White Collar

Give new insurance regulator power to examine pay and products

New authority should also look at employer's role in mis-selling, with pressure on agents

PUBLISHED : Monday, 02 June, 2014, 11:47am
UPDATED : Tuesday, 03 June, 2014, 12:56am

The legislative process for setting up an Independent Insurance Authority began last week, and lawmakers are set to spend months debating what the new regulator should and should not do to protect Hongkongers with their nine million policies.

The new regulatory regime will end the existing self-regulatory model. The city's 80,000 insurance salespeople will need to apply for licences from the new regulator, just as the staff of stockbrokers and fund managers have to be licensed by the Securities and Futures Commission.

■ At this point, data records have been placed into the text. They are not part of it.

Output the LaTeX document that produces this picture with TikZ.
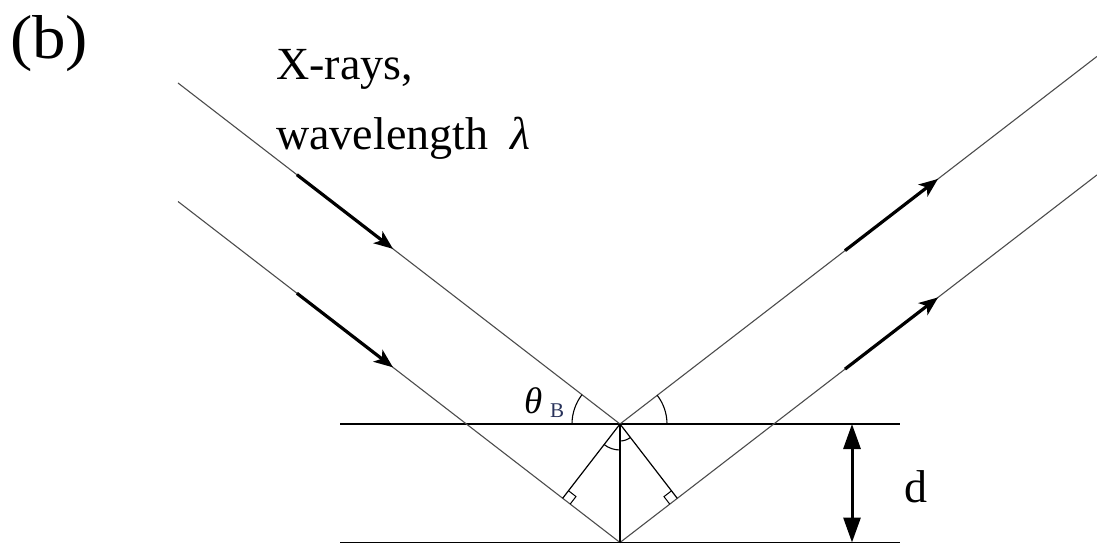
\documentclass[tikz,border=0pt]{standalone}
\usepackage{fontspec}
\setmainfont{Liberation Serif}
\usetikzlibrary{arrows.meta,calc}
\tikzset{
  ray/.style={draw=black!70, line width=1.1pt},
  beam/.style={draw=black, line width=3.2pt, -{Stealth[length=19pt,width=15pt,inset=5pt]}},
  plane/.style={draw=black, line width=1.4pt},
  aux/.style={draw=black, line width=1.2pt},
  anglearc/.style={draw=black, line width=1.1pt},
  txt/.style={inner sep=0pt, anchor=base west},
  dim/.style={draw=black, line width=3pt, {Triangle[length=25pt,width=17pt]}-{Triangle[length=25pt,width=17pt]}}
}
\begin{document}
\begin{tikzpicture}[x=1pt,y=1pt]
\useasboundingbox (0,0) rectangle (1097,544);
% points
\coordinate (P) at (620,120);
\coordinate (Q) at (620,1.5);
\coordinate (A1) at (178,461);
\coordinate (A2) at (178,342.5);
\coordinate (B1) at (1097,487.6);
\coordinate (B2) at (1097,369.1);
\coordinate (L1) at (340,120);
\coordinate (R1) at (900,120);
\coordinate (L2) at (340,1.5);
\coordinate (R2) at (900,1.5);
% planes
\draw[plane] (L1) -- (R1);
\draw[plane] (L2) -- (R2);
% rays
\draw[ray] (A1) -- (P) -- (B1);
\draw[ray] (A2) -- (Q) -- (B2);
% beam arrows
\draw[beam] ($(A1)!0.269!(P)$) -- ($(A1)!0.4864!(P)$);
\draw[beam] ($(A2)!0.269!(Q)$) -- ($(A2)!0.4864!(Q)$);
\draw[beam] ($(P)!0.4717!(B1)$) -- ($(P)!0.6667!(B1)$);
\draw[beam] ($(Q)!0.4717!(B2)$) -- ($(Q)!0.6667!(B2)$);
% perpendiculars
\coordinate (F1) at ($(A2)!(P)!(Q)$);
\coordinate (F2) at ($(Q)!(P)!(B2)$);
\draw[aux] (P) -- (F1);
\draw[aux] (P) -- (F2);
\draw[aux] (P) -- (Q);
% right-angle marks
\coordinate (F1a) at ($(F1)!9.5pt!(P)$);
\coordinate (F1b) at ($(F1)!9.5pt!(Q)$);
\draw[aux, line width=1pt] (F1a) -- ($(F1a)+(F1b)-(F1)$) -- (F1b);
\coordinate (F2a) at ($(F2)!9.5pt!(P)$);
\coordinate (F2b) at ($(F2)!9.5pt!(Q)$);
\draw[aux, line width=1pt] (F2a) -- ($(F2a)+(F2b)-(F2)$) -- (F2b);
% angle arcs
\draw[anglearc] ($(P)+(142.35:48)$) arc[start angle=142.35, end angle=180, radius=48];
\draw[anglearc] ($(P)+(0:47)$) arc[start angle=0, end angle=37.65, radius=47];
\draw[anglearc] ($(P)+(232.2:26)$) arc[start angle=232.2, end angle=270, radius=26];
\draw[anglearc] ($(P)+(270:17)$) arc[start angle=270, end angle=307.8, radius=17];
% spacing d
\coordinate (D1) at (852,120);
\coordinate (D2) at (852,1.5);
\draw[dim] (D1) -- (D2);
% texts
\node[txt, font=\fontsize{62}{70}\selectfont] (lb) at (10,485) {\scalebox{1.08}[1]{(b)}};
\node[txt, font=\fontsize{46}{50}\selectfont] (t1) at (276,464) {X-rays,};
\node[txt, font=\fontsize{46}{50}\selectfont] (t2) at (276,394) {wavelength\hspace{22pt}\itshape λ};
\node[txt, font=\fontsize{37}{40}\selectfont\itshape] (th) at (524,131) {θ};
\node[txt, font=\fontsize{21}{24}\selectfont, text={rgb,255:red,40;green,50;blue,90}] (thb) at (550,126.5) {B};
\node[txt, font=\fontsize{46}{50}\selectfont] (dd) at (904,42) {d};
\end{tikzpicture}
\end{document}
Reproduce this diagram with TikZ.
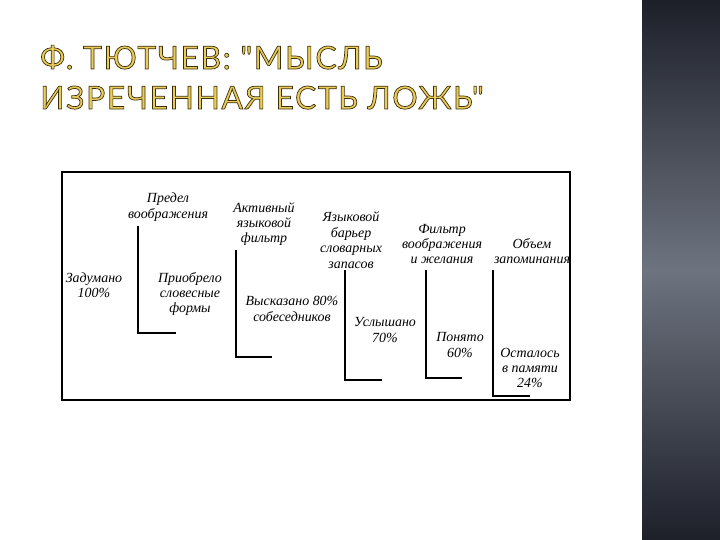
\documentclass[tikz,border=0pt]{standalone}
\usepackage{fontspec}
\setmainfont{Liberation Serif}
\newfontfamily\titlefont[LetterSpace=5]{Lato}
\definecolor{gold}{HTML}{EACB5C}
\definecolor{goldedge}{HTML}{3A2E08}
\definecolor{panelA}{HTML}{1D2029}
\definecolor{panelB}{HTML}{6D737F}
\newcommand{\outlinetext}[1]{\special{pdf:literal direct 2 Tr 0.7 w 0.227 0.18 0.03 RG}#1\special{pdf:literal direct 0 Tr}}
\tikzset{
  lbl/.style={font=\itshape\fontsize{14}{15.5}\selectfont, align=center, inner sep=0pt},
  bracketline/.style={line width=2.3bp, line cap=butt, line join=miter},
  frameline/.style={line width=1.8bp},
  ttl/.style={anchor=base west, inner sep=0pt, text=gold, font=\titlefont\fontsize{32}{32}\selectfont}
}
\begin{document}
\begin{tikzpicture}[x=1bp,y=-1bp]
\useasboundingbox (0,0) rectangle (720,540);
\fill[white] (0,0) rectangle (720,540);
\shade[top color=panelA, bottom color=panelA, middle color=panelB] (642,0) rectangle (720,540);

\node[ttl] (t1) at (40,69) {\outlinetext{Ф. ТЮТЧЕВ: "МЫСЛЬ}};
\node[ttl] (t2) at (40,109) {\outlinetext{ИЗРЕЧЕННАЯ ЕСТЬ ЛОЖЬ"}};

\draw[frameline] (62,172) rectangle (570,400);

\node[lbl] (pr) at (168,207) {Предел\\воображения};
\node[lbl] (zd) at (94,285) {Задумано\\100\%};
\node[lbl] (pf) at (190,294) {Приобрело\\словесные\\формы};
\node[lbl] (af) at (264,224) {Активный\\языковой\\фильтр};
\node[lbl] (vs) at (292,309) {Высказано 80\%\\собеседников};
\node[lbl] (yb) at (351,240) {Языковой\\барьер\\словарных\\запасов};
\node[lbl] (us) at (385,330) {Услышано\\70\%};
\node[lbl] (fv) at (442,244) {Фильтр\\воображения\\и желания};
\node[lbl] (ob) at (532,251) {Объем\\запоминания};
\node[lbl] (pn) at (460,345) {Понято\\60\%};
\node[lbl] (os) at (530,368) {Осталось\\в памяти\\24\%};

\draw[bracketline] (138,226) -- (138,333) -- (176,333);
\draw[bracketline] (236,250) -- (236,357) -- (272,357);
\draw[bracketline] (345,270) -- (345,380) -- (382,380);
\draw[bracketline] (426,270) -- (426,378) -- (462,378);
\draw[bracketline] (493,270) -- (493,396) -- (530,396);
\end{tikzpicture}
\end{document}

This makes sense, as many insurance salespeople at agencies and banks now sell not only simple life insurance policies but also risky investment-linked policies.

But the reform should go further. Regulating sales agents or bank staff alone is not enough; lawmakers should also consider the role of their employers - insurance agencies and banks.

While some agents may mislead customers to earn more in commissions, another reason some use questionable selling tactics is the pressure from their employers to meet a quota.

Many salespeople are forced to lean on their parents, relatives and friends to buy policies that may be unsuitable, so that they can keep their jobs.

Some retirees end up buying investment-linked policies with 25-year terms to save the jobs of their children working in the insurance industry.

If the new regulator wants to stop mis-selling, it must have the power to check whether insurance companies and banks exert undue pressure on their salespeople and to properly regulate sales methods.

Some firms offer high commission rates to encourage staff to sell their products. HSBC has set a good example by paying a fixed salary instead.

Pay packages and performance incentives should fall under the new regulator's scrutiny to prevent mis-selling.

The new authority should also examine the nature of the insurance products sold. This is not to say Hong Kong should follow the mainland, which severely restricts product features.

But if an insurance firm introduces a product with features that are unfair to investors, such as a high penalty fee for not renewing the policy, the regulator should be able to step in on behalf of the customer.

In a similar way, the SFC requires insurance companies that create investment-linked insurance products to ensure the products are fair. Similar power should be given to the Independent Insurance Authority.